Entanglement degradation under local dissipative Landau-Zener noise
Melika Babakan, Arman Kashef, Laleh Memarzadeh
TL;DR
This work analyzes how local dissipative Landau-Zener noise degrades entanglement in a bipartite qubit system, with one qubit exposed to a time-dependent bath interaction and the other remaining isolated. By deriving a time-dependent, Markovian master equation and transforming to a rotated basis where $\tilde{H}_S(t)=Ω(t)σ_z$, the authors obtain both analytical results in the slow-driving limit and numerical insights in the fast-driving regime.
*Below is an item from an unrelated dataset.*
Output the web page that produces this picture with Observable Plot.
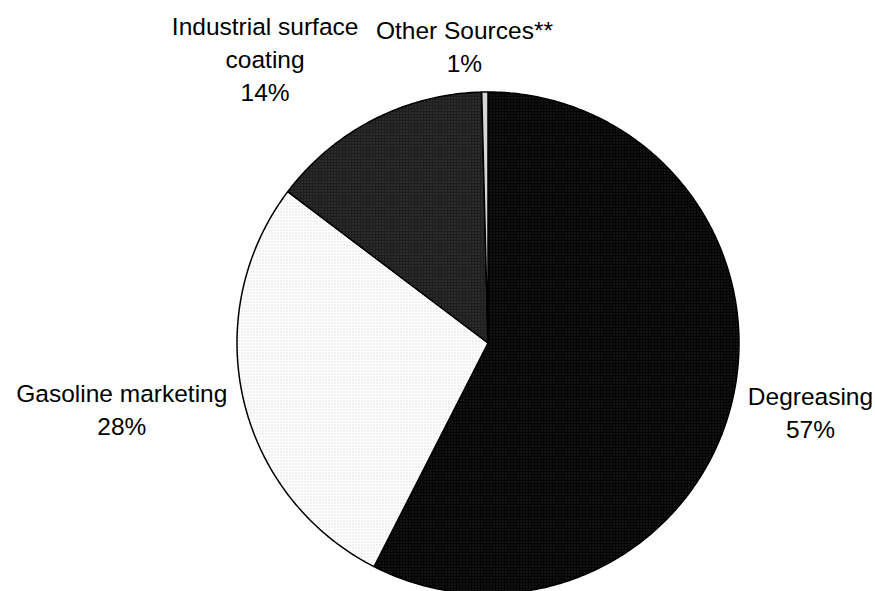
<!DOCTYPE html>
<html>
<head>
<meta charset="utf-8">
<script src="https://cdn.jsdelivr.net/npm/d3@7"></script>
<script src="https://cdn.jsdelivr.net/npm/@observablehq/plot@0.6"></script>
<style>
  html, body { margin: 0; padding: 0; background: #fff; overflow: hidden; }
</style>
</head>
<body>
<svg width="0" height="0" style="position:absolute">
  <defs>
    <pattern id="pDeg" width="3" height="3" patternUnits="userSpaceOnUse">
      <rect width="3" height="3" fill="#040404"></rect>
      <rect x="1" y="1" width="1" height="1" fill="#3a3a3a"></rect>
    </pattern>
    <pattern id="pGas" width="3" height="3" patternUnits="userSpaceOnUse">
      <rect width="3" height="3" fill="#ffffff"></rect>
      <rect x="1" y="1" width="1" height="1" fill="#c4c4c4"></rect>
    </pattern>
    <pattern id="pInd" width="3" height="3" patternUnits="userSpaceOnUse">
      <rect width="3" height="3" fill="#1e1e1e"></rect>
      <rect x="1" y="1" width="1" height="1" fill="#505050"></rect>
    </pattern>
  </defs>
</svg>
<div id="chart"></div>
<script>
// ---- data ----
const categories = ["Degreasing", "Gasoline marketing", "Industrial surface coating", "Other Sources**"];
const values = [57.5, 27.8, 14.3, 0.4];
const labelNames = ["Degreasing", "Gasoline marketing", "Industrial surface\ncoating", "Other Sources**"];
const percentLabels = ["57%", "28%", "14%", "1%"];

// ---- layout / style ----
const fills = ["url(#pDeg)", "url(#pGas)", "url(#pInd)", "#d6d6d6"];
const labelRadius = [1.313, 1.482, 1.443, 1.191];   // in pie radii
const labelNudge = [-1.6, 2.85, -10.8, -3.8];       // degrees
const R = 251, CX = 487.5, CY = 342.5;

const rows = categories.map((c, i) => ({name: c, value: values[i], i}));
const arcs = d3.pie().value(d => d.value).sort(null)(rows);

const slicePts = arcs.flatMap(a => {
  const name = a.data.name;
  const n = Math.max(2, Math.ceil((a.endAngle - a.startAngle) / (Math.PI / 360)));
  const pts = [{name, x: 0, y: 0}];
  for (let k = 0; k <= n; k++) {
    const t = a.startAngle + (a.endAngle - a.startAngle) * k / n;
    pts.push({name, x: Math.sin(t), y: Math.cos(t)});
  }
  pts.push({name, x: 0, y: 0});
  return pts;
});

const labelRows = arcs.map(a => {
  const i = a.data.i;
  const mid = (a.startAngle + a.endAngle) / 2 + labelNudge[i] * Math.PI / 180;
  return {
    x: labelRadius[i] * Math.sin(mid),
    y: labelRadius[i] * Math.cos(mid),
    label: labelNames[i] + "\n" + percentLabels[i]
  };
});

const chart = Plot.plot({
  width: 875,
  height: 591,
  margin: 0,
  x: {domain: [-1, 1], range: [CX - R, CX + R], axis: null},
  y: {domain: [-1, 1], range: [CY + R, CY - R], axis: null},
  color: {domain: categories, range: fills},
  style: {background: "white"},
  marks: [
    Plot.line(slicePts, {x: "x", y: "y", z: "name", fill: "name", stroke: "black", strokeWidth: 1.5, strokeLinejoin: "round"}),
    Plot.text(labelRows, {
      x: "x", y: "y", text: "label",
      fontSize: 24.5, lineHeight: 1.35,
      fontFamily: "'Liberation Sans', Arial, sans-serif",
      fill: "black", textAnchor: "middle", lineAnchor: "middle"
    })
  ]
});
document.getElementById("chart").appendChild(chart);
</script>
</body>
</html>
A key finding is that the coupling direction, controlled by $\theta$, strongly influences entanglement: zero-temperature slow driving preserves entanglement for transversal coupling ($\theta=π/2$), and in general transversal noise is less destructive than longitudinal. Additionally, non-adiabatic dynamics (larger driving speed) tends to preserve more entanglement than adiabatic evolution, offering practical guidance for protecting entanglement against dissipative Landau-Zener noise in quantum technologies.
Abstract
We study entanglement degradation when noise on one share of an entangled pair is described by the dissipative Landau-Zener model. We show that spin-coupling direction to the environment significantly affects entanglement dynamics. In particular, for zero bath temperature in the slow-driving regime with transversal coupling, entanglement remains intact and in the fast-driving regime transversal noise have less destructive affects on entanglement compared to the longitudinal noise. Furthermore, we show that non-adiabatic dynamic is more in favour of preserving entanglement compared to adiabatic evolution.